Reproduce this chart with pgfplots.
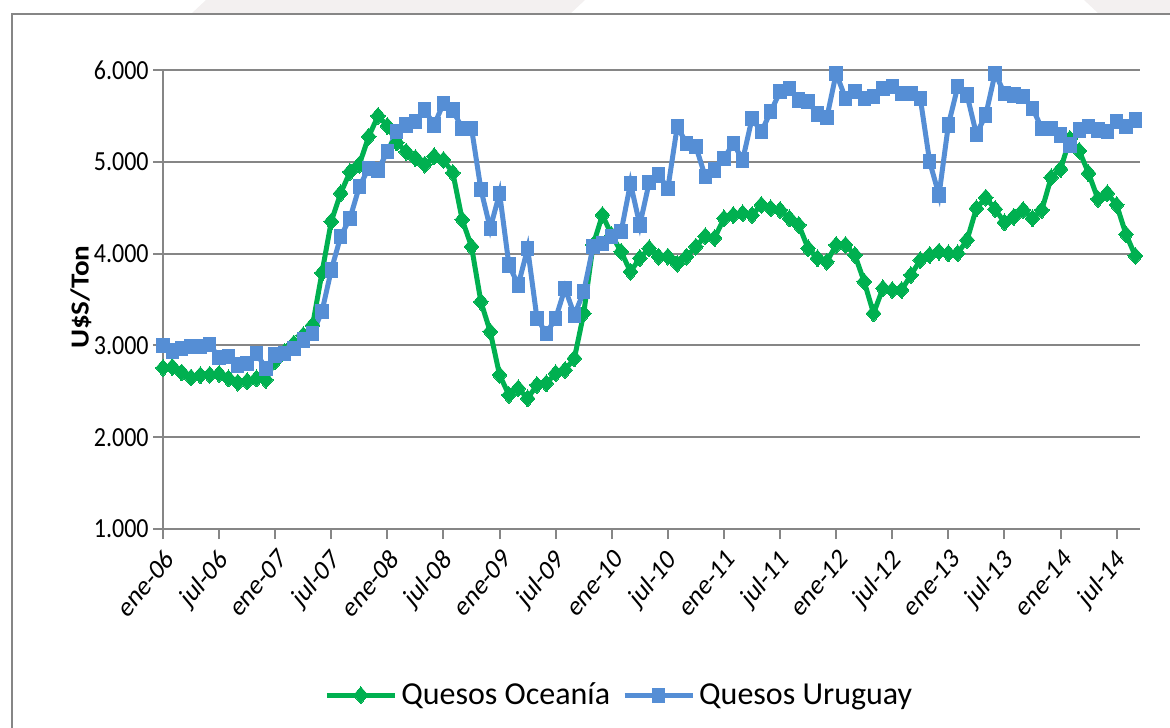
\documentclass[border=0pt]{standalone}
\usepackage{graphicx}
\usepackage{pgfplots}
\pgfplotsset{compat=1.18}
\usepackage{fontspec}
\setmainfont{Carlito}
\definecolor{ocgreen}{RGB}{0,176,80}
\definecolor{uyblue}{RGB}{85,142,213}
\definecolor{gridgray}{RGB}{134,134,134}
\definecolor{wm}{RGB}{243,240,240}
\newcommand{\xl}[1]{\scalebox{1}[1.2]{\rotatebox{45}{#1}}}
\newcommand{\yl}[1]{\scalebox{1}[1.15]{#1}}
\begin{document}
\begin{tikzpicture}
\fill[wm] (95.5pt,-7pt) -- (103pt,0pt) -- (292.5pt,0pt) -- (285pt,-7pt) -- cycle;
\fill[wm] (549.5pt,-7pt) -- (542pt,0pt) -- (590pt,0pt) -- (590pt,-7pt) -- cycle;
\draw[gridgray, line width=1pt] (6pt,-370pt) -- (6pt,-7pt) -- (590pt,-7pt);
\begin{axis}[
  at={(81.5pt,-264.5pt)}, anchor=south west,
  scale only axis, width=488.5pt, height=229.5pt,
  xmin=0, xmax=104.5, ymin=1000, ymax=6000,
  axis x line=bottom, axis y line=left,
  axis line style={gridgray, line width=1pt, -},
  ymajorgrids, grid style={gridgray, line width=1pt},
  tick style={gridgray, line width=1pt},
  tick align=outside, major tick length=5pt,
  xtick={0,6,...,102},
  xticklabels={\xl{ene-06},\xl{jul-06},\xl{ene-07},\xl{jul-07},\xl{ene-08},\xl{jul-08},\xl{ene-09},\xl{jul-09},\xl{ene-10},\xl{jul-10},\xl{ene-11},\xl{jul-11},\xl{ene-12},\xl{jul-12},\xl{ene-13},\xl{jul-13},\xl{ene-14},\xl{jul-14}},
  xticklabel style={anchor=north east, font=\fontsize{12}{14}\selectfont, inner sep=0pt, xshift=6.5pt, yshift=-4pt},
  ytick={1000,2000,3000,4000,5000,6000},
  yticklabels={\yl{1.000},\yl{2.000},\yl{3.000},\yl{4.000},\yl{5.000},\yl{6.000}},
  yticklabel style={font=\fontsize{12}{14}\selectfont, anchor=east, inner sep=2pt},
  ylabel={\scalebox{1.12}[1]{U\$S/Ton}},
  ylabel style={font=\bfseries\fontsize{13}{15}\selectfont, at={(axis description cs:-0.084,0.505)}, anchor=center, rotate=0},
  legend columns=2,
  legend style={at={(0.468,-0.362)}, anchor=center, draw=none, font=\fontsize{16}{18}\selectfont,
    inner sep=1pt,
    /tikz/every even column/.append style={column sep=4pt}},
  legend image code/.code={\draw[mark repeat=2,mark phase=2,#1] plot coordinates {(0pt,0pt) (17pt,0pt) (34pt,0pt)};},
]
\addplot[ocgreen, line width=2.5pt, mark=square*, mark size=2.6pt, mark options={yscale=1.15, rotate=45, solid, line width=0pt}] coordinates {
(0,2755)(1,2765)(2,2705)(3,2650)(4,2675)(5,2680)(6,2690)(7,2640)(8,2595)(9,2610)(10,2640)(11,2625)(12,2830)(13,2930)(14,3020)(15,3110)(16,3220)(17,3790)(18,4350)(19,4657)(20,4890)(21,4970)(22,5275)(23,5500)(24,5390)(25,5210)(26,5110)(27,5040)(28,4970)(29,5060)(30,5020)(31,4880)(32,4370)(33,4076)(34,3476)(35,3150)(36,2678)(37,2460)(38,2532)(39,2423)(40,2569)(41,2587)(42,2696)(43,2732)(44,2859)(45,3349)(46,4094)(47,4420)(48,4200)(49,4021)(50,3803)(51,3950)(52,4057)(53,3967)(54,3967)(55,3890)(56,3967)(57,4076)(58,4190)(59,4170)(60,4384)(61,4420)(62,4439)(63,4420)(64,4530)(65,4493)(66,4475)(67,4384)(68,4312)(69,4057)(70,3950)(71,3912)(72,4094)(73,4094)(74,3985)(75,3694)(76,3349)(77,3622)(78,3603)(79,3603)(80,3767)(81,3930)(82,3985)(83,4021)(84,4003)(85,4003)(86,4148)(87,4493)(88,4610)(89,4485)(90,4340)(91,4400)(92,4475)(93,4385)(94,4475)(95,4830)(96,4920)(97,5250)(98,5120)(99,4875)(100,4595)(101,4657)(102,4530)(103,4210)(104,3975)
};
\addlegendentry{Quesos Oceanía}
\addplot[uyblue, line width=2.5pt, mark=square*, mark size=3.1pt, mark options={yscale=1.15, solid, line width=0pt}] coordinates {
(0,2995)(1,2940)(2,2970)(3,2985)(4,2987)(5,3010)(6,2865)(7,2878)(8,2787)(9,2805)(10,2912)(11,2752)(12,2896)(13,2915)(14,2970)(15,3060)(16,3132)(17,3368)(18,3822)(19,4185)(20,4385)(21,4730)(22,4930)(23,4911)(24,5111)(25,5328)(26,5400)(27,5437)(28,5564)(29,5400)(30,5637)(31,5564)(32,5365)(33,5365)(34,4700)(35,4275)(36,4657)(37,3876)(38,3658)(39,4057)(40,3295)(41,3131)(42,3295)(43,3622)(44,3331)(45,3585)(46,4076)(47,4112)(48,4185)(49,4239)(50,4766)(51,4312)(52,4775)(53,4857)(54,4711)(55,5383)(56,5201)(57,5165)(58,4838)(59,4911)(60,5038)(61,5201)(62,5020)(63,5473)(64,5328)(65,5546)(66,5764)(67,5800)(68,5673)(69,5655)(70,5520)(71,5480)(72,5964)(73,5691)(74,5764)(75,5691)(76,5709)(77,5800)(78,5818)(79,5746)(80,5746)(81,5691)(82,5001)(83,4638)(84,5401)(85,5818)(86,5727)(87,5300)(88,5510)(89,5964)(90,5746)(91,5727)(92,5709)(93,5582)(94,5365)(95,5365)(96,5292)(97,5183)(98,5346)(99,5383)(100,5346)(101,5328)(102,5437)(103,5383)(104,5455)
};
\addlegendentry{Quesos Uruguay}
\end{axis}
\pgfresetboundingbox
\path[use as bounding box] (0,0) rectangle (585pt,-363.5pt);
\end{tikzpicture}
\end{document}
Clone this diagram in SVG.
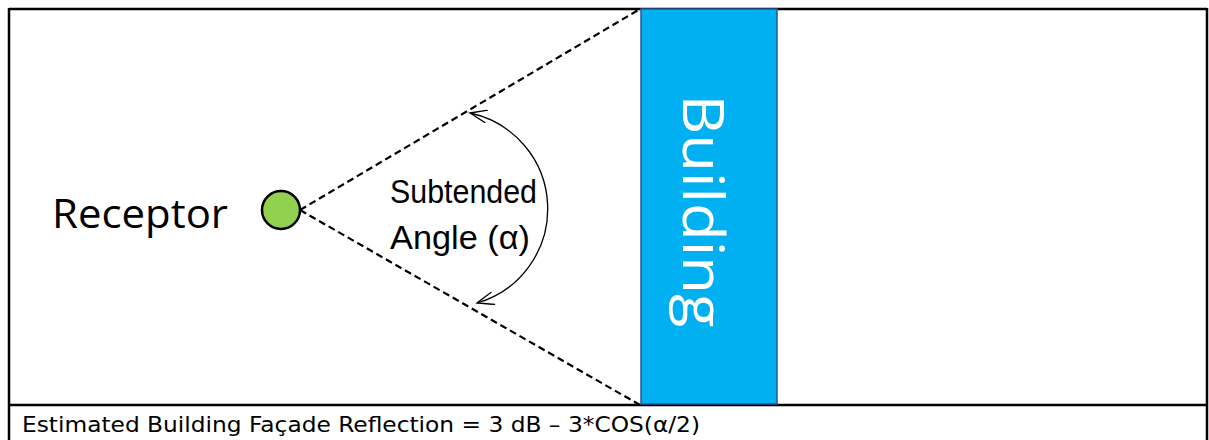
<svg xmlns="http://www.w3.org/2000/svg" width="1209" height="440" viewBox="0 0 1209 440">
<defs>
<style>
.frame{stroke:#000;stroke-width:2.5;fill:none}
.dash{stroke:#000;stroke-width:2.2;stroke-dasharray:7,4;fill:none}
.arc{stroke:#000;stroke-width:1.3;fill:none}
.lbl{font-family:"Liberation Sans",Arial,sans-serif;fill:#000}
</style>
<marker id="open" markerWidth="20" markerHeight="14" refX="18" refY="7" orient="auto-start-reverse" markerUnits="userSpaceOnUse" viewBox="0 0 20 14">
<path d="M1,0.5 L18,7 L1,13.5" fill="none" stroke="#000" stroke-width="1.3"/>
</marker>
</defs>
<rect width="1209" height="440" fill="#fff"/>
<g id="frame">
<line class="frame" x1="9" y1="9" x2="1207" y2="9"/>
<line class="frame" x1="9" y1="8" x2="9" y2="440"/>
<line class="frame" x1="1207" y1="8" x2="1207" y2="440"/>
<line class="frame" x1="9" y1="405" x2="1207" y2="405"/>
</g>
<g id="connectors">
<line class="dash" x1="300" y1="210" x2="640" y2="9"/>
<line class="dash" x1="300" y1="210" x2="640" y2="405"/>
<path class="arc" d="M470,113 A98,98 0 0 1 477,303" marker-start="url(#open)" marker-end="url(#open)"/>
</g>
<g id="building">
<rect x="641" y="9" width="136" height="395" fill="#00B0F0" stroke="#2F5597" stroke-width="1.5"/>
<text transform="translate(683,211) rotate(90)" text-anchor="middle" font-family="'Open Sans','Liberation Sans',sans-serif" font-size="56" textLength="233" lengthAdjust="spacingAndGlyphs" fill="#fff">Building</text>
</g>
<g id="receptor">
<circle cx="281" cy="210" r="19" fill="#92D050" stroke="#000" stroke-width="2.5"/>
<text x="52" y="228" font-family="'Open Sans','Liberation Sans',sans-serif" font-size="40" textLength="176" lengthAdjust="spacingAndGlyphs" fill="#000">Receptor</text>
</g>
<g id="angle-label">
<text class="lbl" transform="translate(390,203) scale(1,1.12)" font-size="30" textLength="147" lengthAdjust="spacingAndGlyphs">Subtended</text>
<text class="lbl" transform="translate(390,249) scale(1,1.12)" font-size="30" textLength="140" lengthAdjust="spacingAndGlyphs">Angle (α)</text>
</g>
<g id="formula">
<text x="22" y="432" font-family="'DejaVu Sans','Liberation Sans',sans-serif" font-size="21" textLength="678" lengthAdjust="spacingAndGlyphs" fill="#000">Estimated Building Façade Reflection = 3 dB – 3*COS(α/2)</text>
</g>
</svg>
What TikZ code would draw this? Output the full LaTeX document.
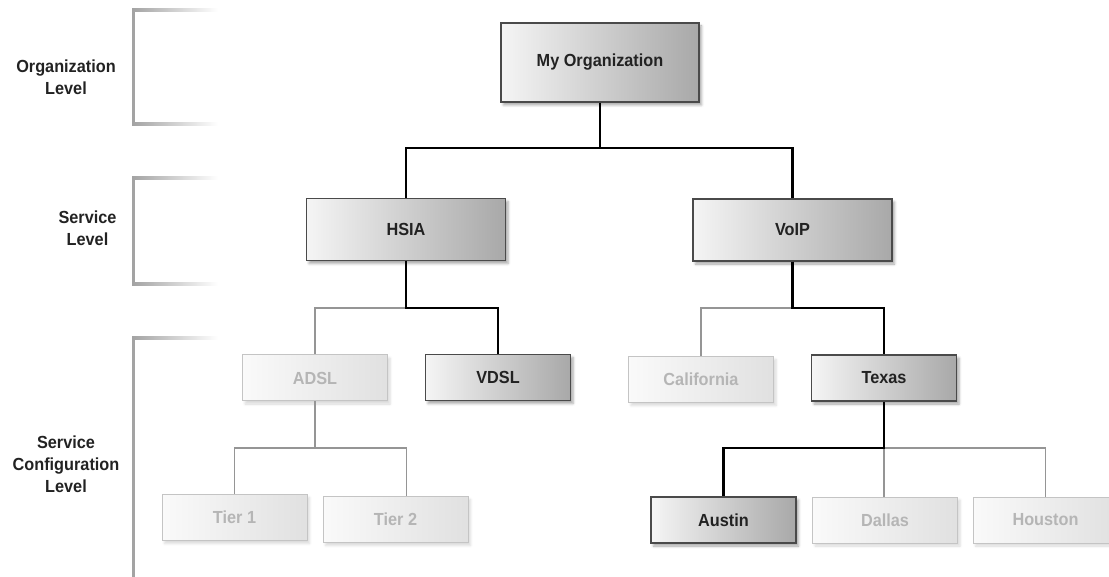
\documentclass[tikz,border=0pt]{standalone}
\usepackage{fontspec}
\setmainfont{Liberation Sans}[FakeStretch=0.93]
\usetikzlibrary{shadows.blur}
\definecolor{inkdark}{HTML}{222222}
\definecolor{boxedge}{HTML}{4A4A4A}
\definecolor{fadeedge}{HTML}{C4C4C4}
\definecolor{fadetext}{HTML}{B5B5B5}
\definecolor{bracketgrey}{HTML}{A3A3A3}
\definecolor{wiregrey}{HTML}{959595}
\tikzset{
  activebox/.style={draw=boxedge, line width=1.2pt, left color=white!96!black, right color=black!34,
    text=inkdark, font=\bfseries\fontsize{17.5}{21}\selectfont, inner sep=0pt,
    blur shadow={shadow xshift=2.5pt, shadow yshift=-3pt, shadow blur radius=2.5pt, shadow opacity=35}},
  fadedbox/.style={draw=fadeedge, line width=1pt, left color=white!98!black, right color=black!12,
    text=fadetext, font=\bfseries\fontsize{17.5}{21}\selectfont, inner sep=0pt,
    minimum width=145pt, minimum height=46pt,
    blur shadow={shadow xshift=2.5pt, shadow yshift=-3pt, shadow blur radius=2.5pt, shadow opacity=15}},
  smallbox/.style={minimum width=145pt, minimum height=46pt},
  levellabel/.style={align=center, text=inkdark, font=\bfseries\fontsize{17.5}{22}\selectfont, inner sep=0pt},
  mainwire/.style={draw=black, line width=2.2pt},
  sidewire/.style={draw=wiregrey, line width=1.8pt},
}
\begin{document}
\begin{tikzpicture}[x=1pt, y=-1pt]
\useasboundingbox (0,0) rectangle (1109,577);

% level brackets on the left
\fill[bracketgrey] (132,8.5) rectangle (135,126);
\shade[left color=bracketgrey, right color=white] (132,8.5) rectangle (218,11.5);
\shade[left color=bracketgrey, right color=white] (132,123) rectangle (218,126);

\fill[bracketgrey] (132,176.5) rectangle (135,285.5);
\shade[left color=bracketgrey, right color=white] (132,176.5) rectangle (218,179.5);
\shade[left color=bracketgrey, right color=white] (132,282.5) rectangle (218,285.5);

\fill[bracketgrey] (132,336.5) rectangle (135,577);
\shade[left color=bracketgrey, right color=white] (132,336.5) rectangle (218,339.5);

% level names
\node[levellabel] (lvlorg) at (66,77) {Organization\\Level};
\node[levellabel] (lvlsvc) at (87.5,228) {Service\\Level};
\node[levellabel] (lvlcfg) at (66,464.5) {Service\\Configuration\\Level};

% hierarchy boxes
\node[activebox, minimum width=198pt, minimum height=79pt] (org) at (600,62.5) {My Organization};
\node[activebox, minimum width=199pt, minimum height=62pt] (hsia) at (406,229.5) {HSIA};
\node[activebox, minimum width=199pt, minimum height=62pt] (voip) at (792.5,230) {VoIP};

\node[fadedbox] (adsl) at (315,378) {ADSL};
\node[activebox, smallbox] (vdsl) at (498,377.5) {VDSL};
\node[fadedbox] (cal) at (701,379.5) {California};
\node[activebox, smallbox] (texas) at (884,378) {Texas};

\node[fadedbox] (tier1) at (234.5,517.5) {Tier 1};
\node[fadedbox] (tier2) at (395.5,519.5) {Tier 2};
\node[activebox, smallbox] (austin) at (723.5,520) {Austin};
\node[fadedbox] (dallas) at (885,520) {Dallas};
\node[fadedbox] (houston) at (1045.5,520) {Houston};

% junction points
\coordinate (jorg) at (600,148);
\coordinate (jhsia) at (406,308);
\coordinate (jvoip) at (792.5,308);
\coordinate (jadsl) at (315,448);
\coordinate (jtexas) at (884,448);

% inactive branches
\draw[sidewire] (jhsia) -| (adsl.north);
\draw[sidewire] (jvoip) -| (cal.north);
\draw[sidewire] (adsl.south) -- (jadsl);
\draw[sidewire] (jadsl) -| (tier1.north);
\draw[sidewire] (jadsl) -| ([xshift=11pt]tier2.north);
\draw[sidewire] (jtexas) -| ([xshift=-1pt]dallas.north);
\draw[sidewire] (jtexas) -| (houston.north);

% active path
\draw[mainwire] (org.south) -- (jorg);
\draw[mainwire] (jorg) -| (hsia.north);
\draw[mainwire] (jorg) -| (voip.north);
\draw[mainwire] (hsia.south) -- (jhsia) -| (vdsl.north);
\draw[mainwire] (voip.south) -- (jvoip) -| (texas.north);
\draw[mainwire] (texas.south) -- (jtexas) -| (austin.north);
\end{tikzpicture}
\end{document}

--*--

TASK TO COMPLETE => Work out how many lines of the listing above include the word "code". Reply with nothing but the count.

SOLVED EXERCISE => 2